Cita obligada en Los Corrales

Frecuento la práctica de su degustación. Un día cualquiera de verano con veinticuatro horas por delante sin prisas ni cotos ni agendas palpitando en los trasfondos del bolsillo. Hago entonces de mi capa un sayo: carretera y manta -¿y manta?- dirección Sanlúcar de Barrameda. Respiro abdominalmente en ocho tiempos porque vaticino el inminente regusto del placer culinario. Para almorzar imbuido en la catarsis del paladar. En la purificación gastronómica de tu propia liberación. Sanlúcar es un sosegado compendio de evasiones desprovistas de manillas del reloj. El tiempo se arrodilla ante tus perneras como en una genuflexión de piadosa entrega. Esta escapada está iluminada con la lámpara de Diógenes. O con la cera derretida de los antiguos cirios de las catas de vino. O con el sol de Andalucía embotellado según la pulsión clásica de Barbadillo. No existe mejor éxtasis de la voluntad: apagón de teléfonos móviles, sentada al sombrajo del restaurante Los Corrales y descanso y sombra allá donde las callejuelas del sitio ofrezcan posada (incluso escrita con letras mayúsculas).

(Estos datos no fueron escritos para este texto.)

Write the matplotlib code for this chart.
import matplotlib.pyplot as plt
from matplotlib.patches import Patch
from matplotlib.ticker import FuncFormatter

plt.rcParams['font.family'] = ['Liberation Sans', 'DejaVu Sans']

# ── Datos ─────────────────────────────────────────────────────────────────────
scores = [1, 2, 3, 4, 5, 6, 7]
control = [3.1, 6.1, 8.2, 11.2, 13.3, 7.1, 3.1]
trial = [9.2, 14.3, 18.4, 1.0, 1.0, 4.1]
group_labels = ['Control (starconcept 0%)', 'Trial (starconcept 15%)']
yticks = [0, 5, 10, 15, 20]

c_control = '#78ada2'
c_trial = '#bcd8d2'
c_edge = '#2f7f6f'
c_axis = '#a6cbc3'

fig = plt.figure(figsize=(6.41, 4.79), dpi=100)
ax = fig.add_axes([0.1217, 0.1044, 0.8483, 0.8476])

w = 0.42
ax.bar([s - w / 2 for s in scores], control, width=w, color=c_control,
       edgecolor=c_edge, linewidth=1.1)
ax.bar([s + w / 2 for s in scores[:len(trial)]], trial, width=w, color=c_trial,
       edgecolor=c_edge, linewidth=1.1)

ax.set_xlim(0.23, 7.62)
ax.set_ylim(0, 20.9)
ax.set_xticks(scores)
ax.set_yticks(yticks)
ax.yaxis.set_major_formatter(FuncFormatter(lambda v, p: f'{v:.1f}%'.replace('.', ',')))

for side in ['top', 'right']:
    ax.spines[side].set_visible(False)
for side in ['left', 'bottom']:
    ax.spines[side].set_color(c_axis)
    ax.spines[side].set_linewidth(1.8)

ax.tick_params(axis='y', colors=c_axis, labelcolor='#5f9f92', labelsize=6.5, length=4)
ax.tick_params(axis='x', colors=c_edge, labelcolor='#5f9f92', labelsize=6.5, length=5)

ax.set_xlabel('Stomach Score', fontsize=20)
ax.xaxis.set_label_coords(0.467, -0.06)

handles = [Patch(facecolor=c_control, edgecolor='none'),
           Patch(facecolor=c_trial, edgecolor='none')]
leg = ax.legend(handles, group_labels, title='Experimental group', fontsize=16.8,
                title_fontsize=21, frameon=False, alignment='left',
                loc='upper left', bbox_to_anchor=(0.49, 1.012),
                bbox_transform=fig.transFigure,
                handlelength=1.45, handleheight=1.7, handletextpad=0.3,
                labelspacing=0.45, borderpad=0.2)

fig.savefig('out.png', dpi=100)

El pasado lunes, a propósito de las Carreras de Caballos, me zampé entre pecho y espalda una paella de carne y marisco que, a tenor de su indescriptible (e invisible pero irreprimible) certificado de calidad, no se la saltaba un romano. Y ni siquiera las legiones íntegras del gran César. Aquello me elevó inclusive hasta un sutil encuentro con el sanctasanctórum del yo degustador, del yo comilón, del yo tragón. A veces conviene la excepcionalidad de una panzada como Dios religiosamente manda. (Post scriptum: pidan sin titubeos la tarta de la abuela. Para chuparse los dedos).